Prediction of thrombus formation within the ladder network: nucleation and evolution. Computer simulation of blood flow velocity profile (a; µL/min), shear rate profile (b; s⁻¹) and the initial blood cell distribution profile (c). A combination of velocity streamlines and shear rate gradient predicted a higher probability for the nucleation site for thrombus formation on the channel walls immediately downstream of intersections between main channels and bypasses (highlighted with black circles) (d). Computer simulations repeated in the presence of an obstruction to predict adjusted blood cell distribution profile during clot growth and thrombin convection mol/m³ (e) and combination of thrombin convection profile (purple) over bulk flow velocity streamlines and shear rate profile (f).

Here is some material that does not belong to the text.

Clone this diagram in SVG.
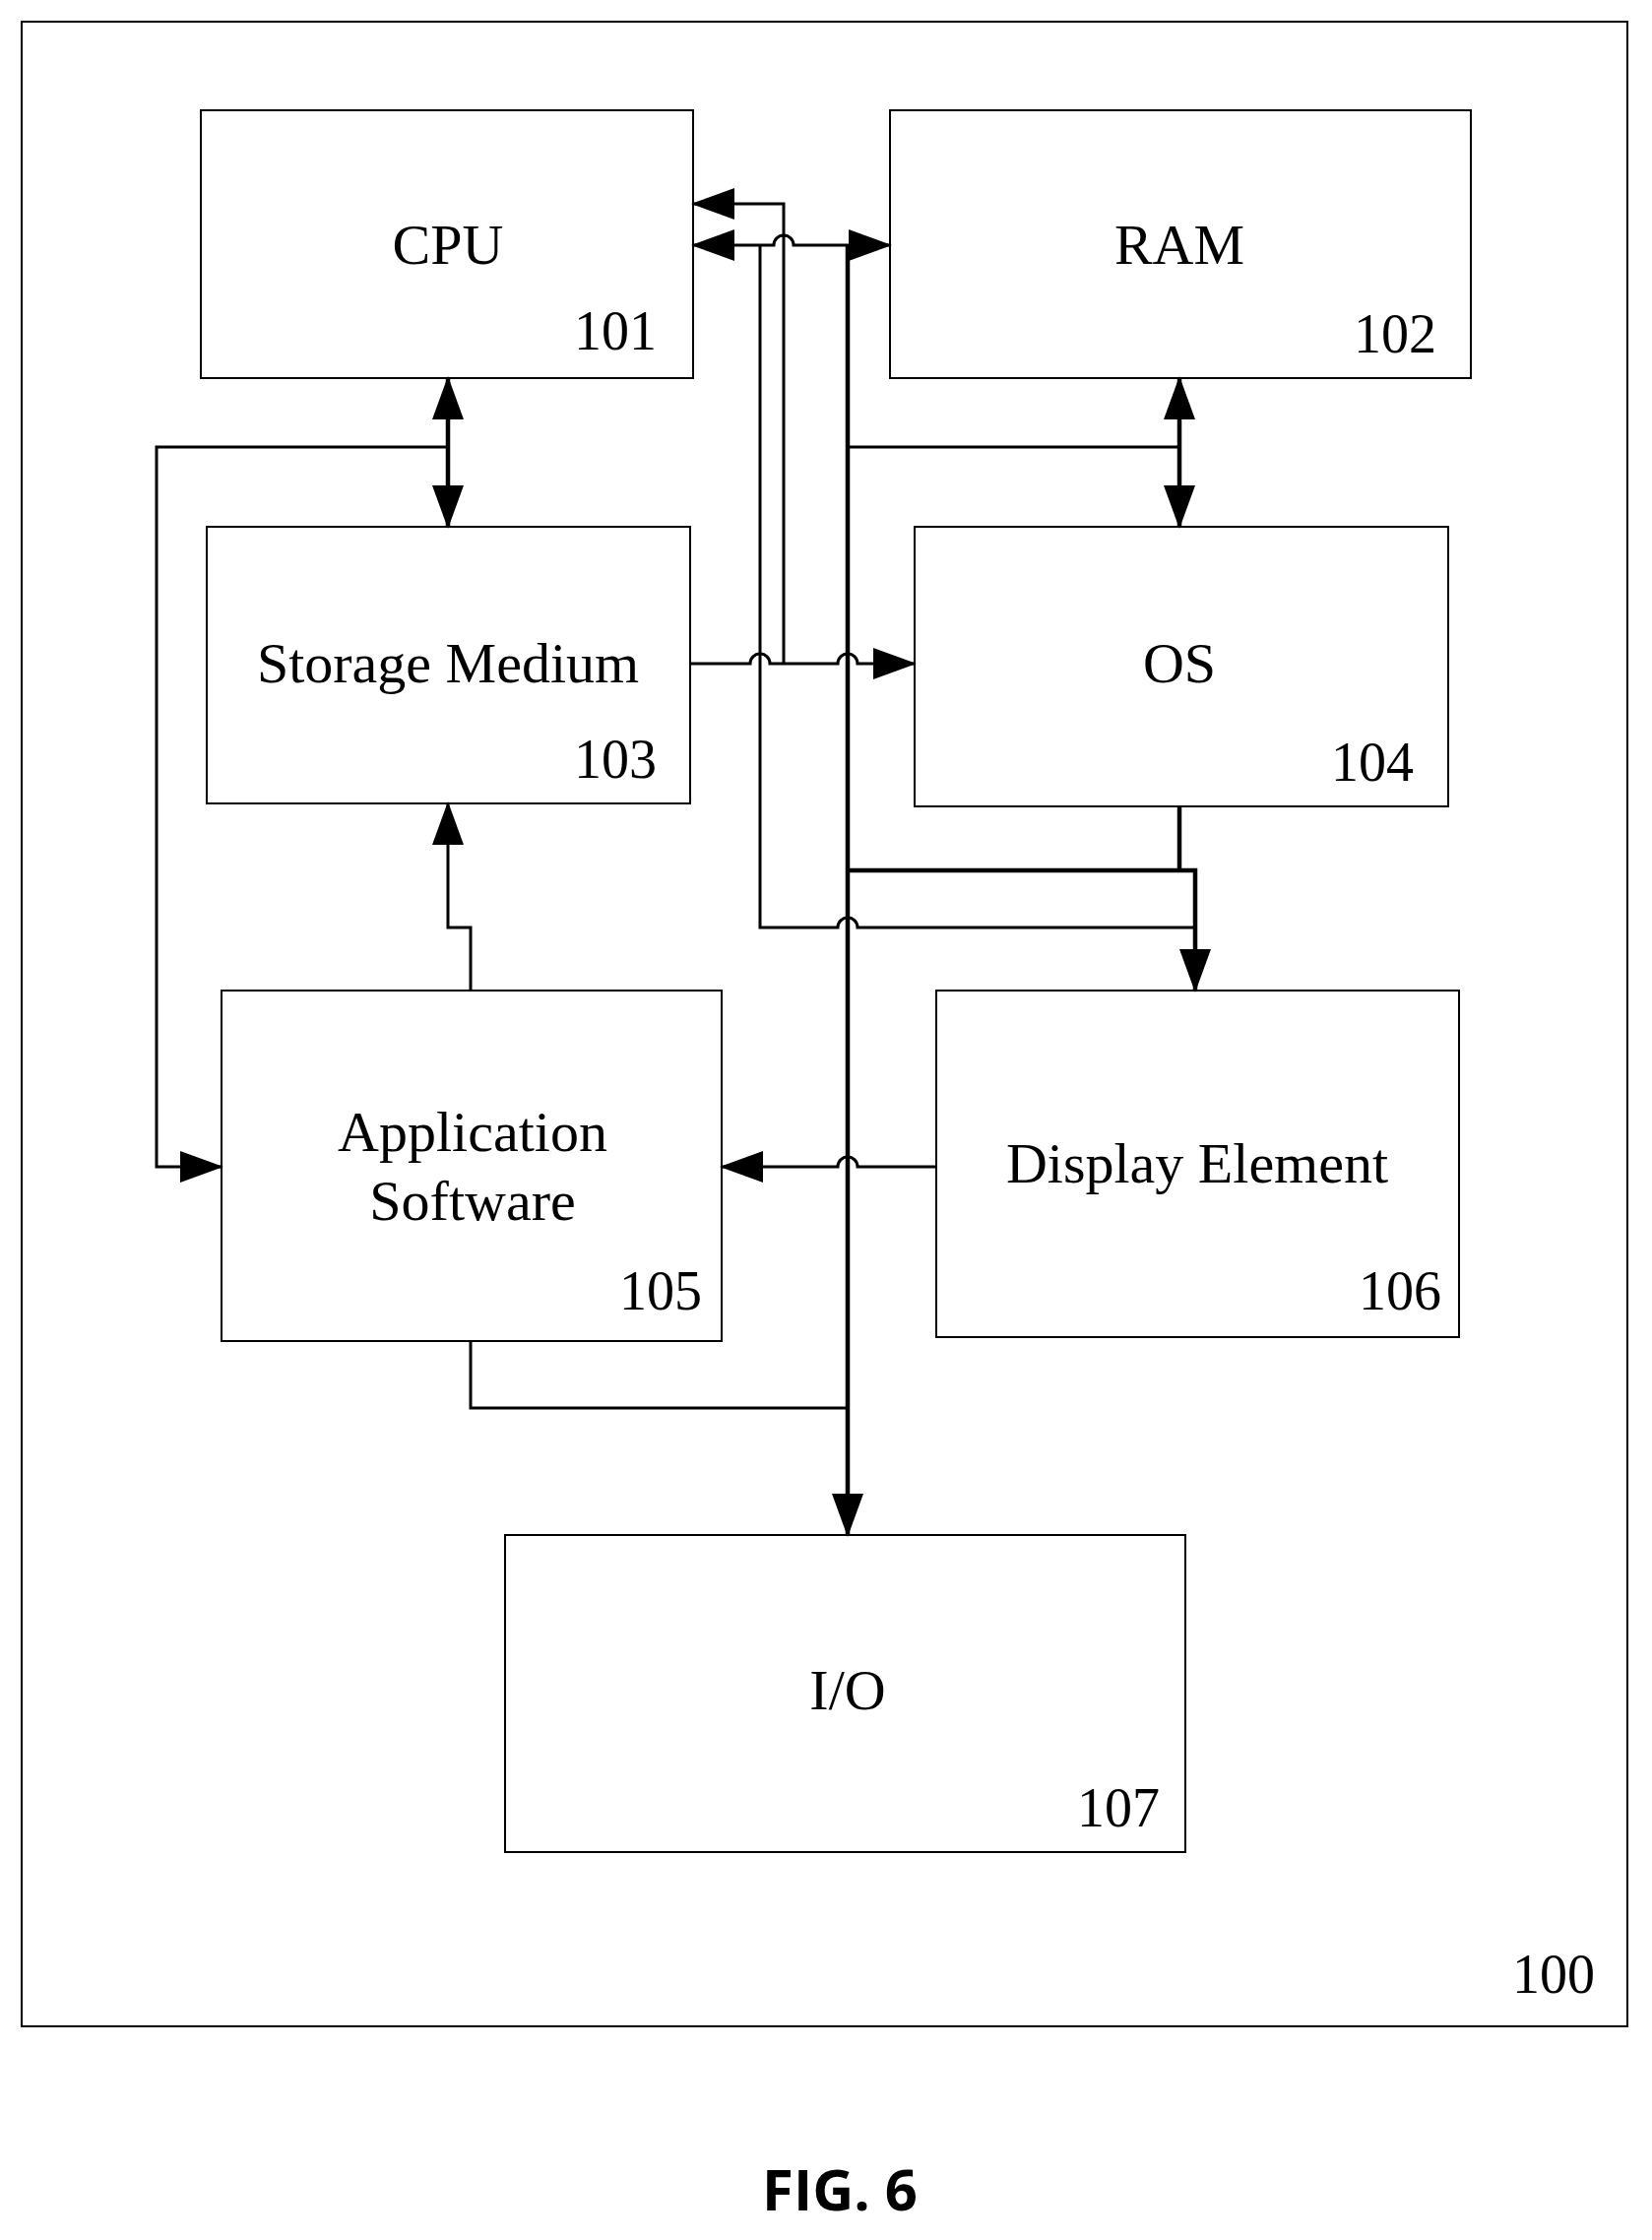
<svg xmlns="http://www.w3.org/2000/svg" width="1678" height="2275" viewBox="0 0 1678 2275">
<style>
.box{fill:#fff;stroke:#000;stroke-width:2}
.t{font-family:"Liberation Serif",serif;font-size:58px;fill:#000;text-anchor:middle}
.n{font-family:"Liberation Serif",serif;font-size:56px;fill:#000;text-anchor:end}
.c{fill:none;stroke:#000;stroke-width:3}
.b{fill:none;stroke:#000;stroke-width:4.5}
</style>
<defs>
<marker id="a" markerUnits="userSpaceOnUse" markerWidth="44" markerHeight="32" refX="42" refY="16" orient="auto-start-reverse"><path d="M0,0 L44,16 L0,32 Z" fill="#000"/></marker>
</defs>
<rect width="1678" height="2275" fill="#fff"/>
<rect x="22" y="22" width="1631" height="2036" fill="none" stroke="#000" stroke-width="2"/>
<text class="n" x="1620" y="2024">100</text>
<g id="cpu"><rect class="box" x="204" y="112" width="500" height="272"/><text class="t" x="455" y="268">CPU</text><text class="n" x="667" y="355">101</text></g>
<g id="ram"><rect class="box" x="904" y="112" width="590" height="272"/><text class="t" x="1198" y="268">RAM</text><text class="n" x="1459" y="358">102</text></g>
<g id="storage"><rect class="box" x="210" y="535" width="491" height="281"/><text class="t" x="455" y="693">Storage Medium</text><text class="n" x="667" y="790">103</text></g>
<g id="os"><rect class="box" x="929" y="535" width="542" height="284"/><text class="t" x="1198" y="693">OS</text><text class="n" x="1436" y="793">104</text></g>
<g id="app"><rect class="box" x="225" y="1006" width="508" height="356"/><text class="t" x="480" y="1169">Application</text><text class="t" x="480" y="1239">Software</text><text class="n" x="713" y="1330">105</text></g>
<g id="display"><rect class="box" x="951" y="1006" width="531" height="352"/><text class="t" x="1216" y="1201">Display Element</text><text class="n" x="1464" y="1330">106</text></g>
<g id="io"><rect class="box" x="513" y="1559" width="691" height="322"/><text class="t" x="861" y="1736">I/O</text><text class="n" x="1178" y="1855">107</text></g>
<g id="connectors">
<path class="b" d="M861,249 V1559" marker-end="url(#a)"/>
<path class="c" d="M796,674 V207 H704" marker-end="url(#a)"/>
<path class="c" d="M704,249 H786 A10,10 0 0 1 806,249 H904" marker-start="url(#a)" marker-end="url(#a)"/>
<path class="c" d="M772,249 V942 H851 A10,10 0 0 1 871,942 H1214"/>
<path class="c" d="M701,674 H762 A10,10 0 0 1 782,674 H851 A10,10 0 0 1 871,674 H929" marker-end="url(#a)"/>
<path class="b" d="M1198,819 V884"/>
<path class="b" d="M861,884 H1214 V1006" marker-end="url(#a)"/>
<path class="c" d="M861,454 H1198"/>
<path class="b" d="M1198,384 V535" marker-start="url(#a)" marker-end="url(#a)"/>
<path class="b" d="M455,384 V535" marker-start="url(#a)" marker-end="url(#a)"/>
<path class="c" d="M455,454 H159 V1185 H225" marker-end="url(#a)"/>
<path class="c" d="M478,1006 V942 H455 V816" marker-end="url(#a)"/>
<path class="c" d="M951,1185 H871 A10,10 0 0 0 851,1185 H733" marker-end="url(#a)"/>
<path class="c" d="M478,1362 V1430 H861"/>
</g>
<text x="853" y="2245" font-family="'Open Sans','Liberation Sans',sans-serif" font-weight="bold" font-size="58" text-anchor="middle">FIG. 6</text>
</svg>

Shear rates below 30 s⁻¹ were subtracted from the shear rate heat maps on the overlays (d and f) for visibility of velocity streamlines.

Figure 3

Temporal thrombus growth within ladder network. DiOC₆-labeled whole human blood was perfused at a 2 µL/min flow rate through a PDMS-ladder network coated with collagen and tissue factor; real-time images of thrombus formation were recorded using differential interference contrast, DIC (a) and fluorescence microscopy (b). Networks were subsequently washed with modified Hepes-Tyrodes buffer for 20 min prior to DIC imaging (c). Representative images shown, n = 5. Total surface areas of thrombi per bypass were quantified and normalized to bp1 (d).

Figure 4

Prediction of the effect of thrombus formation within a ladder network. Computer simulations of the effects of thrombus formation on the dynamics of blood flow dynamics were performed at discrete time and bypass-to-bypass locations (a). The changes in shear profile (b; s⁻¹), platelet distribution profile (c) and concentration profile of thrombin (d; nmol/s) at each bypass were calculated as a function of time. Arrows indicate regions of measurement integration.

Figure 5

Prediction of the effect of the flow recirculation on platelet aggregation and fibrin formation. Computer simulation of the streamlines of the bulk blood flow through the network ladder predicts flow distortions at the intersection of the first bypass (bp 1; resulting in a zone of recirculation), at the stoppered channel (black bar), and at channel 2 (a). Simulation of blood cell transport during thrombus formation: <50% of bypass obstruction, left, and >50% bypass obstruction, right (b); shear rate profile (c) and thrombin convection profile mol/m³ (d) within these regions.

Figure 6

Effect of flow recirculation on platelet aggregation and fibrin formation. Dynamics of whole human blood flow at the intersection where the first bypass meets a stoppered channel, creating a recirculation zone (black bar); platelet aggregation was recorded using differential interference contrast, DIC and fluorescence microscopy in real time (a) while fibrin was imaged following a washing step (b). Representative images shown, n = 3.

Figure 7

An integrated approach to study thrombus formation within a microfluidic network. Integrated approach of creating simulations of blood flow velocity, shear and blood cell distribution profiles to predict the site of thrombus formation. Modeling was repeated to account for the dynamical response of blood rheology and thrombin generation as a function of temporal thrombus formation.